Member of the Montana Senate from the 17th district
- In office 2013–2017
- Succeeded by: Mike Lang

Member of the Montana Public Service Commission
- In office 2003–2011

Member of the Montana Senate
- In office 1987–2003

Member of the Montana Senate
- In office 1975–1981

Personal details
- Born: December 29, 1950 (age 75)
- Party: Democratic Party
- Spouse: Barb
- Children: 2

= Greg Jergeson =

American politician

Greg Jergeson (born December 29, 1950) is an American politician from the state of Montana.

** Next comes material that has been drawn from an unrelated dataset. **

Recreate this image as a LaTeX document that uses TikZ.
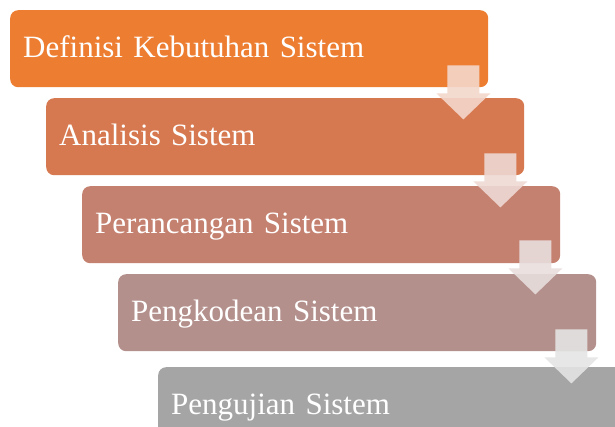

A member of the Democratic Party, Jergeson was formerly a member of the Montana Senate, representing the 17th district.

Jergeson was elected to the Montana Senate in 1974. He was defeated in a re-election bid in 1980. He was again elected to the Montana Senate in 1986. Jergeson was elected Majority Leader of the Montana Senate in 1993. He held his seat until 2002, when he was term limited out of office. Jergeson ran for the Montana Public Service Commission in the 2002 elections, and took office in 2003. He was reelected in 2006, and was again term limited from office in 2010. Jergeson ran for the Montana Senate in the 2012 elections, and was victorious. After a redistricting, he ran in the newly re-apportioned 14th Senate district, and was unseated by Republican challenger Kris Hansen.

Jergeson lives in Chinook, Montana, with his wife, Barb. They have two daughters. Jergeson has worked as the grants director at Montana State University-Northern.